Indeed, it is worth noting that Richard Henry Lee,[4] considered by many to have been the key initiator of the Virginia call for Committees of Correspondence, was also the delegate to the Second Continental Congress who put the resolution for declaring independence before that assembly. And his key collaborator was none other than a Massachusetts delegate, John Adams.
But it is crucial to remember that these Committees of Correspondence not only connected the leaders in various colonies, but also reached into local communities, providing information and spurring debate on the intensifying conflict with London among the general public.
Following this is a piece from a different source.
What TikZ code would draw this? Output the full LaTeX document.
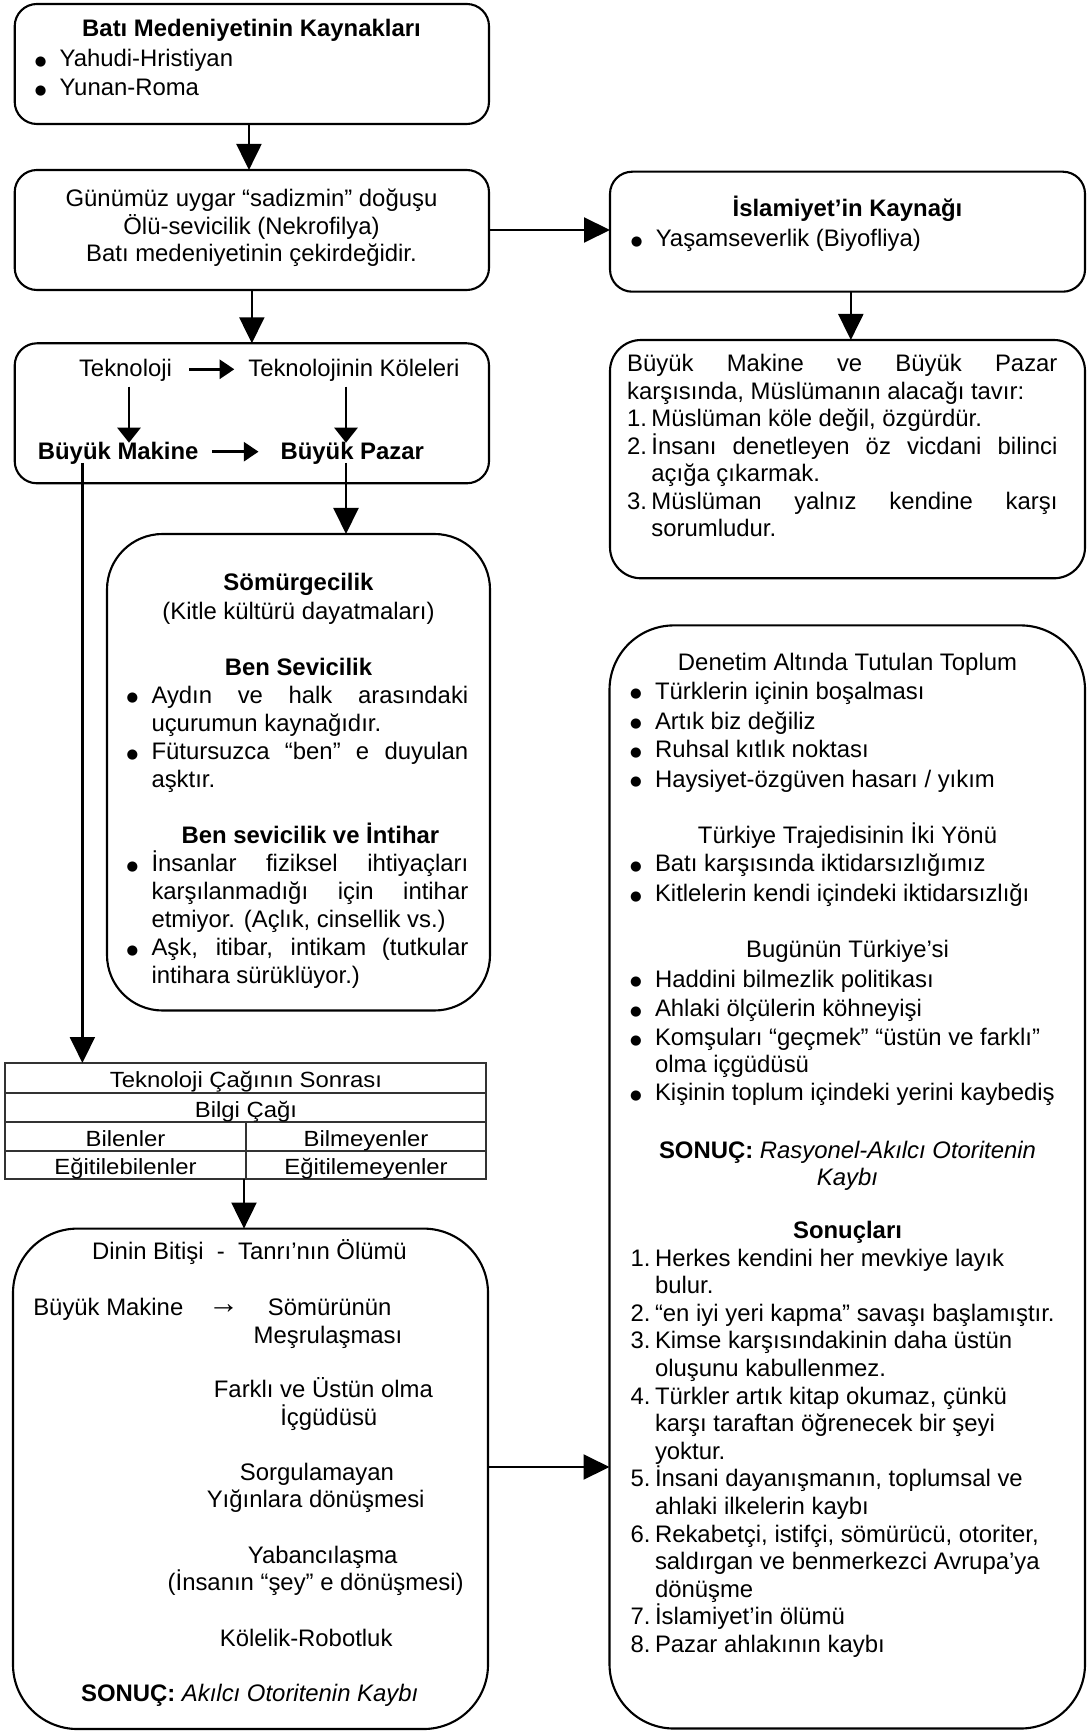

This process was crucial to accomplishing what John Adams famously asserted: “The Revolution was in the Minds and Hearts of the People, and in the Union of the Colonies, both of which were Substantially effected before Hostilities commenced.”
Adams located that shift as beginning in 1761, and added:
The rise and progress of this Knowledge, the gradual Expansion and diffusion of the great change in minds of the People and the growing hopes of a Union of The Colonies and their dependence upon it as the future Rock of their Salvation: cannot be traced but by a diligent Perusal of the Pamphlets, Newspapers and Hand Bills of both Parties and the Proceedings of the Legislatures from 1761 to 1774 when the Union of the Colonies was formed.[5]
It is from this standpoint that we should today acknowledge the role of those momentous events 250 years ago.
[1] For the full text, click here.
[2] Among the violations of the right to liberty and security which the document enumerates, is the 1750 Iron Act, which prohibited colonists from making finished iron works, requiring them to send raw material to England, and import finished goods.
[3] Warner, William B., Protocols of Liberty, Communication Innovation, and the American Revolution, University of Chicago Press, 2013, p. 68.